Dualism
Dualism
by William H. Benson
October 20, 2016
Human beings see opposites. They divide the world, its citizens, and its ideas into just two camps. Instead of pointing to a series of gradations between two extremes, they tend to see only the extremes.
They see good and evil, positive and negative, the truth and the lie, love and hate, men and women, heaven and hell, capitalism and communism, democracy and tyranny, war and peace, conservative and liberal, tragedy and comedy, disasters and blessings, innocent and guilty, Democrat and Republican, right and wrong, zeros and ones, black and white, Trump and Clinton.
Philosophers call this division between two opposites “dualism.” According to the dictionary, dualism is the state of two parts, co-eternal binary opposites, two diverse ways of thinking, one set against the other.
For example, Descartes struggled with the philosophical problem between mind and body. The mind, he argued, is distinguished from the body. Each is composed of different substances and display different attributes. The body is a physical presence, but without feelings or thoughts. The mind has no physical substance, but it is within the mind where ideas originate and feelings are felt.
Novelists use dualism to build their stories. First, they construct a protagonist, who represents the good, and then an antagonist, who represents the evil. As the antagonist moves behind the scenes, he beats up the protagonist. Then, in the novel’s final pages, the protagonist rises to the occasion, and subdues the antagonist. For a classic example, consider how Ian Fleming pitted James Bond against a most despicable series of enemies, including Dr. No, Goldfinger, and Ernst Stavro Blofeld.
In a James Bond story the protagonist wins, but in history, the tyrant or the bully often wins.
In Shakespeare’s play Hamlet, he sees only two options after he learns that his uncle has murdered his father and then married his mother. He asks, “To be or not to be. That is the question. Whether ’tis nobler in the mind to suffer the slings and arrows of outrageous fortune, or to take arms against a sea of troubles, and by opposing, end them: to die, to sleep no more.”
Throughout the play he hesitates, unsure of which to choose, but then he decides “to take arms against a sea of troubles,” and rights them, but then he dies, as he had predicted.
George Bernard Shaw took a swipe at teachers in his play Man and Superman, when one of his characters says, “He who can does; he who cannot teaches.” That is most ungenerous. Teachers work hard, and not everyone has the talent or patience to teach others a portion of all that he or she knows. Those who lack the talent or the patience find other things to do, rather than teach.

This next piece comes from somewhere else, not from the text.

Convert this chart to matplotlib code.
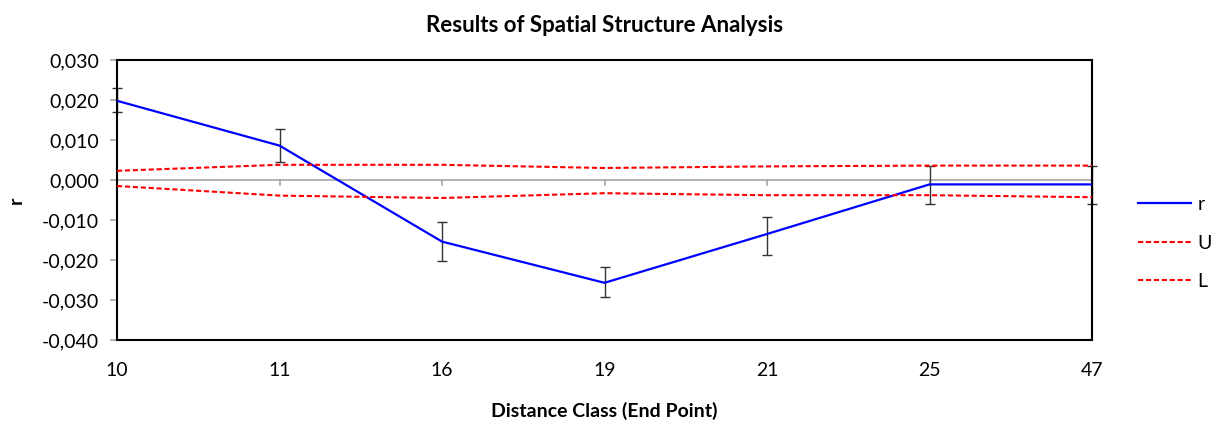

This highlights dualism’s problem. It divides people into just two camps. Shaw split people between those who can demonstrate employable skills and those who cannot. I say that the work force needs all kinds, both skilled and unskilled.
Woody Allen said, “Life is divided into the horrible and the miserable.” He also said, in his 1979 address to the graduates, “More than at any other time in history, mankind faces a crossroads. One path leads to despair and utter hopelessness. The other, to total extinction. Let us pray that we have the wisdom to choose correctly.”
Taoism, China’s ancient philosophy, thought a little deeper about dualism. They constructed the yin and the yang, a circle that contains equal amounts of black and white, as a way to demonstrate the interrelatedness of all things. The yang represents the sun, masculine, positive, light, warm, dry, and forceful; but the yin represents shade, feminine, moon, negative, dark, cold, and passive.
The yin and yang are contrary to each other, but they also complement each other, are interconnected, and interdependent in a natural world. The shadow cannot exist without the sunlight. We could not see the moon if the sun failed to shine upon its surface. On occasion, tragedy turns into comedy, and disasters can become our biggest blessings.
It came as a surprise earlier this month when the Nobel committee awarded its prize for literature to Bob Dylan for the lyrics he wrote to accompany his music. For example, he wrote and sang, “Come senators, congressmen, please heed the call. Don’t stand in the door way, don’t block up the hall, for he that gets hurt will be he who has stalled. There’s the battle outside raging. It’ll soon shake your windows and rattle your walls. For the times they are a-changing.”
The election is just days away. The campaign, unlike any other in modern history and disgraced by a raw and brutal dualism, will come to an end. This laborious process has now presented us a flawed choice between, what some might say, is “the horrible and the miserable.” Like Hamlet, we too have wondered aloud, “To be or not to be. That is the question.” And like Bob Dylan, we have concluded that “the times they are a-changing,” especially after we heard Donald Trump insult and threaten to lock up his political rival. I trust the American public has “the wisdom to choose correctly.”